* **DIRECTION**
From the first line of the data below through the line holding "10.453, 11.608, 12.277];", output each line exactly and leave the pictures out.

* **SUPPLIED DATA**
* START *

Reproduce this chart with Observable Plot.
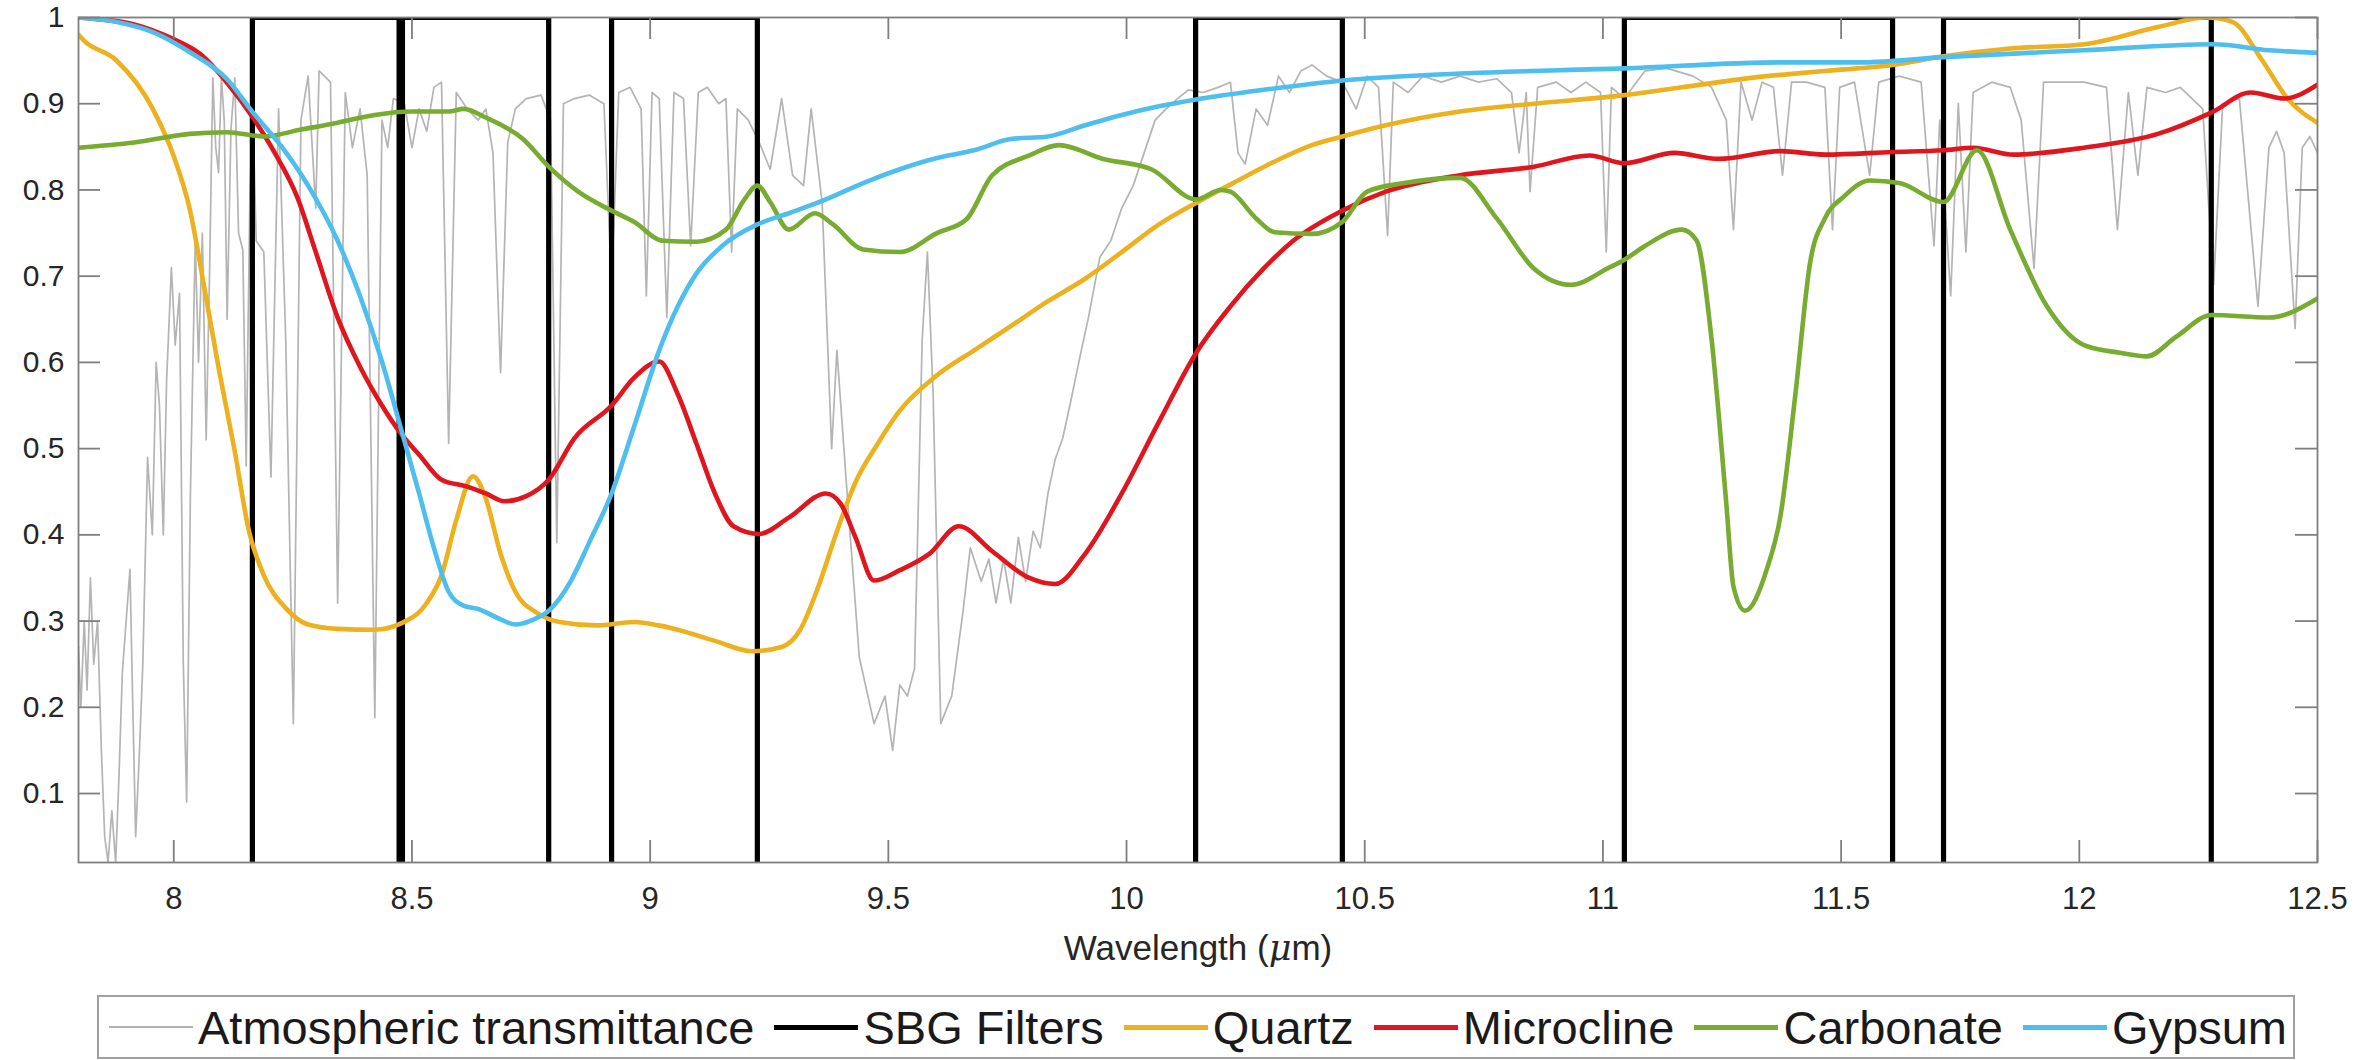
<!DOCTYPE html>
<html>
<head>
<meta charset="utf-8">
<script src="https://cdn.jsdelivr.net/npm/d3@7"></script>
<script src="https://cdn.jsdelivr.net/npm/@observablehq/plot@0.6"></script>
<style>
  html, body { margin: 0; padding: 0; background: #fff; }
  body { width: 2379px; height: 1060px; overflow: hidden; font-family: "Liberation Sans", Arial, sans-serif; color: #1a1a1a; }
  #legend { position: relative; margin-left: 97px; margin-top: 5px; width: 2198px; height: 64px; border: 2px solid #a0a0a0; box-sizing: border-box;
            display: flex; align-items: center; justify-content: space-between; padding: 0 6px 0 10px; font-size: 47px; }
  .item { display: flex; align-items: center; white-space: nowrap; }
  .sw { width: 84px; margin-right: 5px; }
</style>
</head>
<body>
<div id="chart"></div>
<div id="legend"></div>
<script>
// ---- data ----
const xTicks = [8, 8.5, 9, 9.5, 10, 10.5, 11, 11.5, 12, 12.5];
const yTicks = [0.1, 0.2, 0.3, 0.4, 0.5, 0.6, 0.7, 0.8, 0.9, 1];
const seriesNames = ["Atmospheric transmittance", "SBG Filters", "Quartz", "Microcline", "Carbonate", "Gypsum"];
const seriesColors = ["#b4b4b4", "#000000", "#EDB120", "#E0161E", "#77AC30", "#4DBEEE"];

const filterStart = [8.165, 8.480, 8.919, 10.145, 11.045, 11.715];
const filterEnd   = [8.473, 8.787, 9.225, 10.453, 11.608, 12.277];

const atmosphere = [
[7.800,0.27],[7.805,0.20],[7.812,0.30],[7.818,0.22],[7.825,0.35],[7.832,0.25],[7.840,0.30],[7.848,0.15],[7.855,0.05],[7.862,0.02],[7.870,0.08],[7.878,0.02],[7.885,0.12],[7.892,0.24],[7.900,0.30],[7.908,0.36],[7.914,0.20],[7.920,0.05],[7.928,0.15],[7.935,0.25],[7.945,0.49],[7.955,0.40],[7.963,0.60],[7.970,0.55],[7.978,0.40],[7.985,0.58],[7.995,0.71],[8.003,0.62],[8.012,0.68],[8.020,0.25],[8.027,0.09],[8.035,0.45],[8.045,0.74],[8.052,0.60],[8.060,0.75],[8.068,0.51],[8.075,0.70],[8.082,0.93],[8.088,0.85],[8.094,0.82],[8.100,0.93],[8.106,0.88],[8.112,0.65],[8.120,0.87],[8.128,0.93],[8.136,0.75],[8.145,0.73],[8.152,0.48],[8.160,0.80],[8.166,0.89],[8.173,0.741],[8.189,0.728],[8.204,0.467],[8.22,0.894],[8.235,0.626],[8.251,0.181],[8.267,0.881],[8.282,0.932],[8.298,0.779],[8.305,0.938],[8.329,0.925],[8.344,0.321],[8.36,0.913],[8.375,0.849],[8.391,0.894],[8.406,0.817],[8.422,0.188],[8.437,0.881],[8.449,0.849],[8.461,0.906],[8.484,0.90],[8.5,0.849],[8.515,0.894],[8.531,0.868],[8.546,0.919],[8.562,0.925],[8.577,0.506],[8.593,0.913],[8.616,0.894],[8.639,0.881],[8.655,0.894],[8.67,0.843],[8.686,0.588],[8.701,0.855],[8.717,0.894],[8.74,0.906],[8.771,0.91],[8.791,0.881],[8.804,0.391],[8.818,0.90],[8.841,0.906],[8.872,0.91],[8.903,0.90],[8.919,0.69],[8.934,0.913],[8.958,0.919],[8.981,0.894],[8.992,0.677],[9.004,0.913],[9.019,0.906],[9.035,0.652],[9.05,0.913],[9.07,0.906],[9.085,0.735],[9.101,0.913],[9.12,0.919],[9.144,0.90],[9.159,0.906],[9.171,0.728],[9.183,0.894],[9.206,0.881],[9.229,0.855],[9.252,0.824],[9.276,0.906],[9.299,0.817],[9.322,0.805],[9.338,0.894],[9.361,0.785],[9.381,0.50],[9.392,0.614],[9.415,0.436],[9.439,0.258],[9.47,0.181],[9.493,0.213],[9.509,0.15],[9.524,0.226],[9.54,0.213],[9.555,0.245],[9.571,0.626],[9.582,0.728],[9.594,0.563],[9.61,0.181],[9.633,0.213],[9.656,0.308],[9.672,0.385],[9.695,0.346],[9.711,0.372],[9.726,0.321],[9.742,0.372],[9.757,0.321],[9.773,0.397],[9.788,0.346],[9.804,0.404],[9.819,0.385],[9.835,0.448],[9.85,0.487],[9.866,0.512],[9.881,0.55],[9.905,0.614],[9.92,0.652],[9.944,0.722],[9.967,0.741],[9.99,0.779],[10.014,0.805],[10.037,0.843],[10.06,0.881],[10.083,0.894],[10.107,0.906],[10.13,0.916],[10.161,0.913],[10.192,0.919],[10.218,0.925],[10.234,0.843],[10.249,0.83],[10.272,0.894],[10.296,0.875],[10.319,0.932],[10.342,0.913],[10.366,0.938],[10.389,0.945],[10.42,0.932],[10.453,0.925],[10.482,0.894],[10.505,0.932],[10.529,0.919],[10.548,0.747],[10.56,0.925],[10.591,0.913],[10.622,0.932],[10.661,0.925],[10.70,0.932],[10.739,0.925],[10.777,0.929],[10.808,0.913],[10.824,0.843],[10.839,0.913],[10.847,0.798],[10.863,0.919],[10.902,0.925],[10.933,0.913],[10.964,0.925],[10.995,0.913],[11.007,0.728],[11.018,0.919],[11.045,0.906],[11.088,0.938],[11.135,0.941],[11.189,0.932],[11.228,0.919],[11.259,0.881],[11.274,0.754],[11.29,0.925],[11.313,0.881],[11.334,0.925],[11.358,0.919],[11.377,0.817],[11.396,0.925],[11.427,0.925],[11.466,0.919],[11.482,0.754],[11.497,0.919],[11.528,0.925],[11.56,0.817],[11.579,0.925],[11.622,0.932],[11.668,0.925],[11.695,0.735],[11.707,0.881],[11.73,0.677],[11.746,0.90],[11.762,0.728],[11.777,0.913],[11.816,0.925],[11.855,0.919],[11.878,0.881],[11.905,0.709],[11.925,0.925],[11.971,0.925],[12.01,0.925],[12.057,0.919],[12.08,0.754],[12.103,0.913],[12.123,0.817],[12.142,0.919],[12.181,0.913],[12.212,0.919],[12.259,0.894],[12.282,0.69],[12.301,0.90],[12.336,0.906],[12.375,0.665],[12.398,0.849],[12.414,0.868],[12.43,0.843],[12.453,0.639],[12.468,0.849],[12.484,0.862],[12.5,0.843]
];

const quartz = [
[7.80,0.98],[7.812,0.973],[7.878,0.951],[7.956,0.894],[8.002,0.836],[8.033,0.779],[8.065,0.684],[8.096,0.588],[8.127,0.50],[8.158,0.404],[8.189,0.353],[8.235,0.315],[8.282,0.296],[8.344,0.291],[8.422,0.29],[8.476,0.297],[8.531,0.321],[8.562,0.353],[8.593,0.417],[8.628,0.468],[8.655,0.442],[8.686,0.378],[8.717,0.334],[8.764,0.309],[8.81,0.299],[8.888,0.295],[8.966,0.299],[9.018,0.295],[9.058,0.29],[9.136,0.277],[9.214,0.265],[9.276,0.27],[9.315,0.29],[9.353,0.34],[9.392,0.404],[9.431,0.461],[9.478,0.506],[9.524,0.544],[9.602,0.585],[9.68,0.614],[9.757,0.642],[9.835,0.671],[9.913,0.697],[9.99,0.728],[10.068,0.76],[10.146,0.785],[10.234,0.811],[10.311,0.833],[10.389,0.852],[10.453,0.862],[10.544,0.875],[10.70,0.891],[10.855,0.90],[11.045,0.91],[11.166,0.919],[11.311,0.93],[11.466,0.938],[11.608,0.945],[11.715,0.955],[11.855,0.964],[12.01,0.969],[12.165,0.989],[12.266,1.0],[12.321,0.995],[12.383,0.951],[12.437,0.906],[12.5,0.878]
];

const microcline = [
[7.80,1.0],[7.824,0.999],[7.917,0.992],[7.995,0.976],[8.057,0.957],[8.111,0.925],[8.166,0.884],[8.212,0.843],[8.259,0.792],[8.298,0.728],[8.344,0.652],[8.391,0.595],[8.437,0.55],[8.476,0.518],[8.515,0.493],[8.562,0.464],[8.616,0.456],[8.655,0.448],[8.694,0.439],[8.74,0.445],[8.787,0.464],[8.841,0.512],[8.919,0.55],[8.966,0.582],[9.019,0.601],[9.058,0.563],[9.097,0.506],[9.136,0.448],[9.175,0.41],[9.229,0.401],[9.291,0.42],[9.369,0.448],[9.40,0.436],[9.431,0.397],[9.47,0.347],[9.524,0.359],[9.586,0.378],[9.648,0.41],[9.718,0.381],[9.796,0.35],[9.85,0.343],[9.913,0.378],[9.99,0.448],[10.068,0.531],[10.146,0.611],[10.218,0.665],[10.288,0.709],[10.35,0.741],[10.453,0.776],[10.544,0.798],[10.70,0.817],[10.855,0.827],[10.972,0.84],[11.045,0.831],[11.15,0.843],[11.243,0.836],[11.374,0.845],[11.466,0.841],[11.608,0.844],[11.715,0.846],[11.777,0.849],[11.862,0.841],[12.01,0.849],[12.165,0.865],[12.278,0.89],[12.36,0.913],[12.43,0.906],[12.5,0.922]
];

const carbonate = [
[7.80,0.849],[7.917,0.855],[8.033,0.865],[8.111,0.867],[8.189,0.862],[8.267,0.87],[8.344,0.878],[8.422,0.887],[8.50,0.891],[8.577,0.891],[8.608,0.894],[8.655,0.884],[8.733,0.859],[8.787,0.827],[8.849,0.798],[8.919,0.776],[8.966,0.763],[9.027,0.741],[9.097,0.74],[9.159,0.754],[9.198,0.789],[9.225,0.805],[9.252,0.786],[9.291,0.754],[9.346,0.773],[9.384,0.76],[9.447,0.731],[9.524,0.728],[9.602,0.75],[9.664,0.766],[9.718,0.817],[9.796,0.84],[9.858,0.852],[9.951,0.836],[10.052,0.824],[10.146,0.789],[10.198,0.80],[10.218,0.798],[10.272,0.767],[10.311,0.751],[10.389,0.749],[10.453,0.763],[10.505,0.798],[10.583,0.808],[10.70,0.814],[10.777,0.767],[10.855,0.709],[10.933,0.69],[11.01,0.709],[11.045,0.719],[11.088,0.735],[11.166,0.754],[11.197,0.741],[11.228,0.627],[11.259,0.436],[11.274,0.34],[11.298,0.312],[11.344,0.36],[11.373,0.423],[11.404,0.563],[11.435,0.716],[11.466,0.767],[11.505,0.792],[11.56,0.811],[11.622,0.808],[11.715,0.786],[11.785,0.846],[11.855,0.754],[11.932,0.665],[12.01,0.62],[12.088,0.611],[12.142,0.607],[12.204,0.63],[12.278,0.655],[12.398,0.652],[12.5,0.674]
];

const gypsum = [
[7.80,1.0],[7.878,0.995],[7.956,0.983],[8.033,0.96],[8.111,0.929],[8.166,0.89],[8.228,0.849],[8.282,0.805],[8.344,0.741],[8.391,0.677],[8.437,0.601],[8.476,0.525],[8.515,0.448],[8.546,0.385],[8.577,0.334],[8.608,0.318],[8.639,0.314],[8.686,0.302],[8.717,0.296],[8.756,0.302],[8.787,0.312],[8.834,0.347],[8.872,0.391],[8.919,0.448],[8.966,0.525],[9.019,0.614],[9.058,0.665],[9.097,0.703],[9.151,0.735],[9.225,0.76],[9.291,0.773],[9.369,0.789],[9.447,0.808],[9.524,0.824],[9.602,0.837],[9.68,0.846],[9.757,0.859],[9.835,0.862],[9.913,0.875],[9.99,0.887],[10.068,0.897],[10.146,0.905],[10.30,0.917],[10.453,0.927],[10.70,0.935],[11.045,0.941],[11.374,0.948],[11.544,0.948],[11.715,0.954],[12.01,0.962],[12.282,0.969],[12.398,0.962],[12.5,0.959]
];

// ---- build filter step line from edges ----
const filters = [];
filterStart.forEach((a, i) => {
  const b = filterEnd[i];
  filters.push([a, 0], [a, 1], [b, 1], [b, 0]);
});

const W = 2379, H = 990;
const mL = 78, mR = 62, mT = 17, mB = 128;
const pw = W - mL - mR, ph = H - mT - mB;
const axisColor = "#7f7f7f";
const tickLen = 22;

const smooth = (data, color, width) => Plot.line(data, {x: d => d[0], y: d => d[1], stroke: color, strokeWidth: width, curve: "monotone-x", clip: true});

const chart = Plot.plot({
  width: W, height: H,
  marginLeft: mL, marginRight: mR, marginTop: mT, marginBottom: mB,
  style: {fontFamily: "'Liberation Sans', Arial, sans-serif", color: "#262626", background: "#fff"},
  x: {domain: [7.8, 12.5]},
  y: {domain: [0.02, 1]},
  marks: [
    Plot.line(atmosphere, {x: d => d[0], y: d => d[1], stroke: seriesColors[0], strokeWidth: 1.7, clip: true}),
    Plot.line(filters, {x: d => d[0], y: d => d[1], stroke: seriesColors[1], strokeWidth: 5.2, clip: true}),
    smooth(quartz, seriesColors[2], 4.6),
    smooth(microcline, seriesColors[3], 4.6),
    smooth(carbonate, seriesColors[4], 4.6),
    smooth(gypsum, seriesColors[5], 4.6),
    Plot.frame({stroke: axisColor, strokeWidth: 1.8}),
    Plot.tickX(xTicks, {x: d => d, insetTop: ph - tickLen, stroke: axisColor, strokeWidth: 1.8}),
    Plot.tickX(xTicks, {x: d => d, insetBottom: ph - tickLen, stroke: axisColor, strokeWidth: 1.8}),
    Plot.tickY(yTicks, {y: d => d, insetRight: pw - tickLen, stroke: axisColor, strokeWidth: 1.8}),
    Plot.tickY(yTicks, {y: d => d, insetLeft: pw - tickLen, stroke: axisColor, strokeWidth: 1.8}),
    Plot.axisX({ticks: xTicks, tickSize: 0, tickPadding: 24, fontSize: 31, tickFormat: d => String(d), label: null}),
    Plot.axisY({ticks: yTicks, tickSize: 0, tickPadding: 14, fontSize: 30, tickFormat: d => String(d), label: null}),
    Plot.text(["Wavelength (\u03bcm)"], {frameAnchor: "bottom", dy: 97, fontSize: 35, fill: "#262626"})
  ]
});
document.getElementById("chart").appendChild(chart);

// italic mu in the axis label, as in the TeX-rendered original
d3.select(chart).selectAll("text").each(function() {
  if (this.textContent === "Wavelength (\u03bcm)") {
    const t = d3.select(this);
    t.text(null);
    t.append("tspan").text("Wavelength (");
    t.append("tspan").attr("font-style", "italic").attr("font-family", "'DejaVu Serif', serif").text("\u03bc");
    t.append("tspan").text("m)");
  }
});

// ---- legend ----
const legend = document.getElementById("legend");
seriesNames.forEach((name, i) => {
  const item = document.createElement("div");
  item.className = "item";
  const sw = document.createElement("div");
  sw.className = "sw";
  sw.style.height = (i === 0 ? 2 : 5) + "px";
  sw.style.background = seriesColors[i];
  const t = document.createElement("span");
  t.textContent = name;
  item.appendChild(sw);
  item.appendChild(t);
  legend.appendChild(item);
});
</script>
</body>
</html>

* END *

* **EXERCISE ANSWER**
Reproduce this chart with Observable Plot.
<!DOCTYPE html>
<html>
<head>
<meta charset="utf-8">
<script src="https://cdn.jsdelivr.net/npm/d3@7"></script>
<script src="https://cdn.jsdelivr.net/npm/@observablehq/plot@0.6"></script>
<style>
  html, body { margin: 0; padding: 0; background: #fff; }
  body { width: 2379px; height: 1060px; overflow: hidden; font-family: "Liberation Sans", Arial, sans-serif; color: #1a1a1a; }
  #legend { position: relative; margin-left: 97px; margin-top: 5px; width: 2198px; height: 64px; border: 2px solid #a0a0a0; box-sizing: border-box;
            display: flex; align-items: center; justify-content: space-between; padding: 0 6px 0 10px; font-size: 47px; }
  .item { display: flex; align-items: center; white-space: nowrap; }
  .sw { width: 84px; margin-right: 5px; }
</style>
</head>
<body>
<div id="chart"></div>
<div id="legend"></div>
<script>
// ---- data ----
const xTicks = [8, 8.5, 9, 9.5, 10, 10.5, 11, 11.5, 12, 12.5];
const yTicks = [0.1, 0.2, 0.3, 0.4, 0.5, 0.6, 0.7, 0.8, 0.9, 1];
const seriesNames = ["Atmospheric transmittance", "SBG Filters", "Quartz", "Microcline", "Carbonate", "Gypsum"];
const seriesColors = ["#b4b4b4", "#000000", "#EDB120", "#E0161E", "#77AC30", "#4DBEEE"];

const filterStart = [8.165, 8.480, 8.919, 10.145, 11.045, 11.715];
const filterEnd   = [8.473, 8.787, 9.225, 10.453, 11.608, 12.277];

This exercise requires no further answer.